'''

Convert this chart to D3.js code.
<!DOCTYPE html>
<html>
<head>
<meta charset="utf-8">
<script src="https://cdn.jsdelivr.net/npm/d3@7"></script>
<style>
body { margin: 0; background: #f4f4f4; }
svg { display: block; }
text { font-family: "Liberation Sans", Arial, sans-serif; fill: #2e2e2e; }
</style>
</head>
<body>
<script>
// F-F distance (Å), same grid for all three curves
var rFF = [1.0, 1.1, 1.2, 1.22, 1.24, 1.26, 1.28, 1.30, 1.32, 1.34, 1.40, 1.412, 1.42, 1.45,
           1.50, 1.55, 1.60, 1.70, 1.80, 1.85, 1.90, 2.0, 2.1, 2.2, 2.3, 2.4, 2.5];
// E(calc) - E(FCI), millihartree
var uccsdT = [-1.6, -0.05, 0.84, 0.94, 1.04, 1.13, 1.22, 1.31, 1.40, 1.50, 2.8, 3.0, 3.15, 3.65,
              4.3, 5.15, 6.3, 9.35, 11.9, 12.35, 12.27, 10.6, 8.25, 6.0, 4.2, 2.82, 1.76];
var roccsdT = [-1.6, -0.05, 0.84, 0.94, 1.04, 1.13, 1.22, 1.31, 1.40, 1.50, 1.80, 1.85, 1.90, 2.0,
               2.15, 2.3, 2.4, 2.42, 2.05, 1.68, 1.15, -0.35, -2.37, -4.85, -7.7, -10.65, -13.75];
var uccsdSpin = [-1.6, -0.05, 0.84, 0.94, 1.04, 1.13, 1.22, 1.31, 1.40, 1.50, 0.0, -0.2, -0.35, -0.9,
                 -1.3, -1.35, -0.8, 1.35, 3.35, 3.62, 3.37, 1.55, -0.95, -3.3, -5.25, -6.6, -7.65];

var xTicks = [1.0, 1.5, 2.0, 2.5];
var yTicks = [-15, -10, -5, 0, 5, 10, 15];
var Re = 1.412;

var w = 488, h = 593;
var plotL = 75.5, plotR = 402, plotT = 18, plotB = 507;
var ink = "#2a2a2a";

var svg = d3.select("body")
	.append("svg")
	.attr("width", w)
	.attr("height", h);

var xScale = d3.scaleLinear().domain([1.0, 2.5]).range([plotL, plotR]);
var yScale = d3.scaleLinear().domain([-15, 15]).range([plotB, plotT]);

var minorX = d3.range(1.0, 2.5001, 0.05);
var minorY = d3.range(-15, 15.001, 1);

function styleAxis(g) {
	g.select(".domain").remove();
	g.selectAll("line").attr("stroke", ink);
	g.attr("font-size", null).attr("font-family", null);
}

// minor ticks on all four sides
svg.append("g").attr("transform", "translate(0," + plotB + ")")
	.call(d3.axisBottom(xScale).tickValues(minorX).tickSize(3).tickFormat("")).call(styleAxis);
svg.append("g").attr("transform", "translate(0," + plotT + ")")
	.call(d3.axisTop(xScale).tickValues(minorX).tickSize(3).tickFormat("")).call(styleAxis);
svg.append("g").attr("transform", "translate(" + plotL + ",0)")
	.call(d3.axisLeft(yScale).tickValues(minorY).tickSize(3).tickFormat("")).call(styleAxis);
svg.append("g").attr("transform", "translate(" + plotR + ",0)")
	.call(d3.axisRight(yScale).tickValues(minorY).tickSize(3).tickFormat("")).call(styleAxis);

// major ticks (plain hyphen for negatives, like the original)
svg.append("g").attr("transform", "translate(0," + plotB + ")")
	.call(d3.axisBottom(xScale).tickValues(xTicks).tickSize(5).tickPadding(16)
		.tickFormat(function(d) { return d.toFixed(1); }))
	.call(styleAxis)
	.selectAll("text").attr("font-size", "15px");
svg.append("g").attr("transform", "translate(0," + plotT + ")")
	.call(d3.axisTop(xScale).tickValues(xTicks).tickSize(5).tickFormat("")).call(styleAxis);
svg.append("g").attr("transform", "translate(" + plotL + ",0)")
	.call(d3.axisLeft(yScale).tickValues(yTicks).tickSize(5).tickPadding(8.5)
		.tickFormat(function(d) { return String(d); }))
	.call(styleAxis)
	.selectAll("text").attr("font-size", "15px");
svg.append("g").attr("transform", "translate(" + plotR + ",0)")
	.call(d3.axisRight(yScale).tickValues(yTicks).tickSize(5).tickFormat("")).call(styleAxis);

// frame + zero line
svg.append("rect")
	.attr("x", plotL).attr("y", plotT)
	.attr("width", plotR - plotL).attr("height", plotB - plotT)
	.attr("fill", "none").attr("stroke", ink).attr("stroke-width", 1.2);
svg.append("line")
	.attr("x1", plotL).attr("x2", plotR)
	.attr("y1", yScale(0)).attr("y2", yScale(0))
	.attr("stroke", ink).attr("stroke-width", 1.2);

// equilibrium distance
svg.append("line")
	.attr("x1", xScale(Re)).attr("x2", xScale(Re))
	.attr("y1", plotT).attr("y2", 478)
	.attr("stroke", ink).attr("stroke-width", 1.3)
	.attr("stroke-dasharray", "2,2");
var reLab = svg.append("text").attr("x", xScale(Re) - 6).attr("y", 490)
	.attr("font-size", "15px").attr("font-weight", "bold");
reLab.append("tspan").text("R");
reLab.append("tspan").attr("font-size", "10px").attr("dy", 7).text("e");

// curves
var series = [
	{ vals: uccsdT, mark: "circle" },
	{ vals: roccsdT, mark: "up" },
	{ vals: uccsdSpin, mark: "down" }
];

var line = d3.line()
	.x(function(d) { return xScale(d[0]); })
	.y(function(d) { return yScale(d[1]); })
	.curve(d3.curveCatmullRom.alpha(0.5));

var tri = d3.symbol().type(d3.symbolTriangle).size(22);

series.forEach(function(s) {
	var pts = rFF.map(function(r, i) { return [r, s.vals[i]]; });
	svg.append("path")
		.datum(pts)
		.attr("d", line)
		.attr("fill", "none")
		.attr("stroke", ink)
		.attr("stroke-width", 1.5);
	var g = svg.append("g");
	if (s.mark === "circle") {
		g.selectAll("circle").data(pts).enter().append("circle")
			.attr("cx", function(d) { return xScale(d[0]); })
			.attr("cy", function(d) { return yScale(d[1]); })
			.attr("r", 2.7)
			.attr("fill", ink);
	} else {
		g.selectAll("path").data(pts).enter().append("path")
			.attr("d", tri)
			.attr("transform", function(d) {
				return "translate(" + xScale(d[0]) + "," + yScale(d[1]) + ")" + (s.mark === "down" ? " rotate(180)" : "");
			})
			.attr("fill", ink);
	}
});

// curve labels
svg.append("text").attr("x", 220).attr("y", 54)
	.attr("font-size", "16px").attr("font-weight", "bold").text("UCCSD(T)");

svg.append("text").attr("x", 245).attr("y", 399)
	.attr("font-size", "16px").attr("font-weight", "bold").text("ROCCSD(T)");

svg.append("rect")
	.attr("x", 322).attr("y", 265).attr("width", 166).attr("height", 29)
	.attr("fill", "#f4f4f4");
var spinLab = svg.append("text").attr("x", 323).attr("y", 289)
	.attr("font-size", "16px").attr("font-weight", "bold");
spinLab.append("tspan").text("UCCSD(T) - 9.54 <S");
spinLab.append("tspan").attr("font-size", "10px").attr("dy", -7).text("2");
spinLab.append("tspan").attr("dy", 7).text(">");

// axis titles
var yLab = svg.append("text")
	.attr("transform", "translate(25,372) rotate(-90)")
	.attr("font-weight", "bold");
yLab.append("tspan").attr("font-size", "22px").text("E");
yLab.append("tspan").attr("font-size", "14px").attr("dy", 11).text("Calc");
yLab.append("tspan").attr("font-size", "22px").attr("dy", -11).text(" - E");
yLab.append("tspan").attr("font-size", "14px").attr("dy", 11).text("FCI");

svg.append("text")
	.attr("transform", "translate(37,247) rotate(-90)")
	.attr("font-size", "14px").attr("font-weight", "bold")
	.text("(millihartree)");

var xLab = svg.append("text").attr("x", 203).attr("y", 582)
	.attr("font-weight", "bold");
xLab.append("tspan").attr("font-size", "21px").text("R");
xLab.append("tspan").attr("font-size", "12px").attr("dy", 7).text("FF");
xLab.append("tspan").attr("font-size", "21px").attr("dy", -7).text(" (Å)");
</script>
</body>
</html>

'''
'''

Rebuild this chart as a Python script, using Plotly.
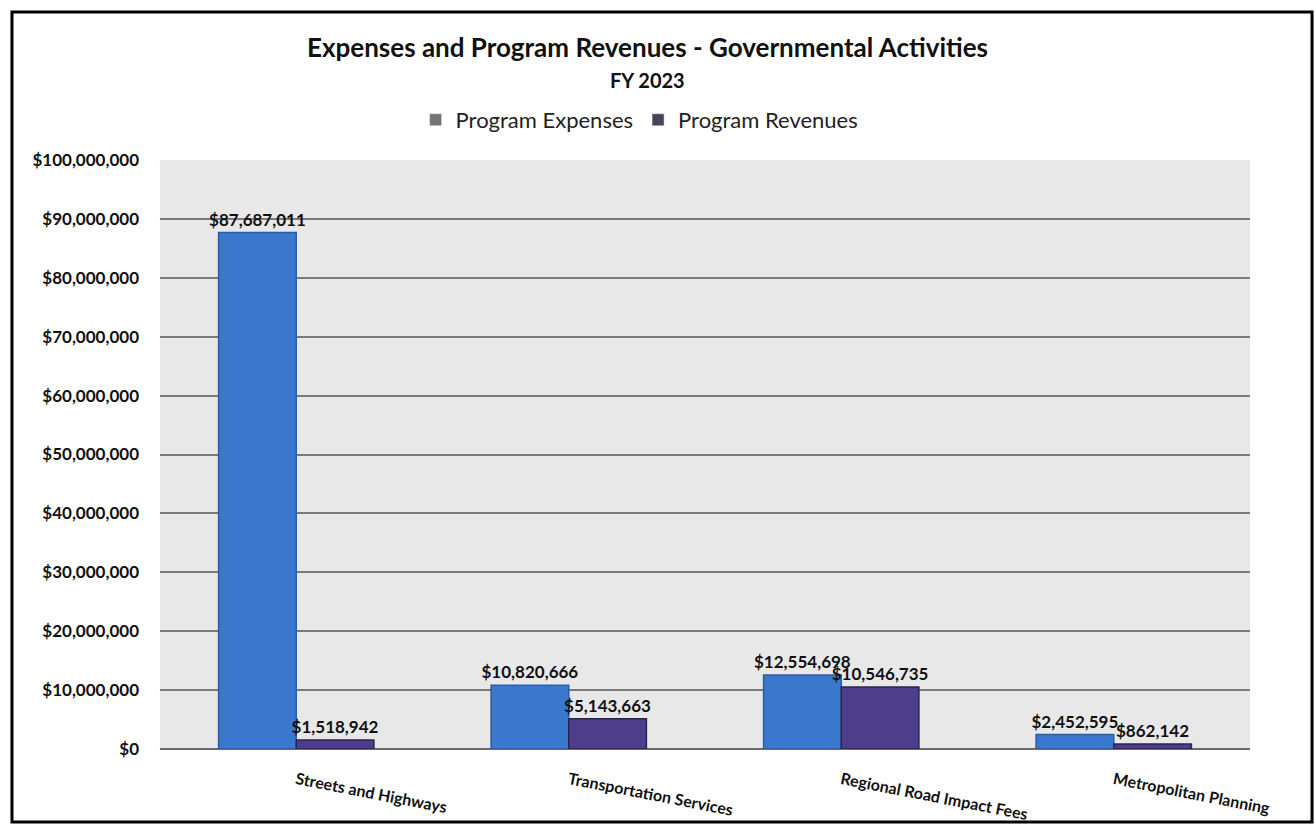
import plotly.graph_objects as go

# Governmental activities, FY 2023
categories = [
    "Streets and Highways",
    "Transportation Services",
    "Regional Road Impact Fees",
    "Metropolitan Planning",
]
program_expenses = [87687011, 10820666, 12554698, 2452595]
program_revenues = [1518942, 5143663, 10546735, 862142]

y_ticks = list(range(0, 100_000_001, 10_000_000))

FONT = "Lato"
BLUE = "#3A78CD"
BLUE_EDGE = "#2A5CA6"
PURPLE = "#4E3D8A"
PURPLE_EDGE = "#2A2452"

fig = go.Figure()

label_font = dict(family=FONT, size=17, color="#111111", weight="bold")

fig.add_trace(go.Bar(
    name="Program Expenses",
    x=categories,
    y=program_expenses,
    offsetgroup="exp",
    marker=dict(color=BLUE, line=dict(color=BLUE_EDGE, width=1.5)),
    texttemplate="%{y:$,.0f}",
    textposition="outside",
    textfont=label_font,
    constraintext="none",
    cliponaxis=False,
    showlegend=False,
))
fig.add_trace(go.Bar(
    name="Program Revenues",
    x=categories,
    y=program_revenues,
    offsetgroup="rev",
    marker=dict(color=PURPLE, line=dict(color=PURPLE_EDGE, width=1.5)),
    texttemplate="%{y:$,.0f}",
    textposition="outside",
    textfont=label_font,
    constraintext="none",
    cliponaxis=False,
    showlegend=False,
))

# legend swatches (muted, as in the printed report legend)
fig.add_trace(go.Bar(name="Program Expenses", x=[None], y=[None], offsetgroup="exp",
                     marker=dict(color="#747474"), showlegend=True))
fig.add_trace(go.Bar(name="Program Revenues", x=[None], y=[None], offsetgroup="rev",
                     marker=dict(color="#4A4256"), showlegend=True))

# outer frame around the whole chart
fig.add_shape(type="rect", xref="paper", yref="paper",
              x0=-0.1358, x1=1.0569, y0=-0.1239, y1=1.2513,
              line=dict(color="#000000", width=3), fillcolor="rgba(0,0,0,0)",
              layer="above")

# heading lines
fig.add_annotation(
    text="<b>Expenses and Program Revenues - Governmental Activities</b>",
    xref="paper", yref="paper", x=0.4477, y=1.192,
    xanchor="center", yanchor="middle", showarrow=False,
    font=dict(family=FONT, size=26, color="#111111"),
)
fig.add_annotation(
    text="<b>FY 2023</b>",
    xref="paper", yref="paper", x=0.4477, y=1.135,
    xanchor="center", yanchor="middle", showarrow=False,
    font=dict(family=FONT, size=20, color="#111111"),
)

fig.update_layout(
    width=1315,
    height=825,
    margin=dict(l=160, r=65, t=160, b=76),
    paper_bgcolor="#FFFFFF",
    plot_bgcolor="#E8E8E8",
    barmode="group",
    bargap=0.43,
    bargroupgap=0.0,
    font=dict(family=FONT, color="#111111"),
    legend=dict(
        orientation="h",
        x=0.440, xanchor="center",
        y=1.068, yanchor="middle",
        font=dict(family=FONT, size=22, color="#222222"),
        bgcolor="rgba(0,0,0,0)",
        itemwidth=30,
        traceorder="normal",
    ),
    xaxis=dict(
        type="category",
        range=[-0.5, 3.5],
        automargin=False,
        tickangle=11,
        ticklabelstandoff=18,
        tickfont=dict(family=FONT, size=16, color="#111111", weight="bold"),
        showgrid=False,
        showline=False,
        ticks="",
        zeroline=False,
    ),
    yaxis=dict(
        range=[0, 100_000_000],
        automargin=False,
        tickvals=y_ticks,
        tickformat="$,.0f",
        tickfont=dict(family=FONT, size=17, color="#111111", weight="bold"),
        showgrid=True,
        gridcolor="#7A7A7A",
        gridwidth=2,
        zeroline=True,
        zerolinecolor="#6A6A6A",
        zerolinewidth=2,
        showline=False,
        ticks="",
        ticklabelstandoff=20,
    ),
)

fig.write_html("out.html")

'''

→ The request
Set down exactly the lines above, from the line containing "Rebuild this chart" through the line containing "import plotly.graph_objects as go". Skip the pictures.

→ Written answer
Rebuild this chart as a Python script, using Plotly.
import plotly.graph_objects as go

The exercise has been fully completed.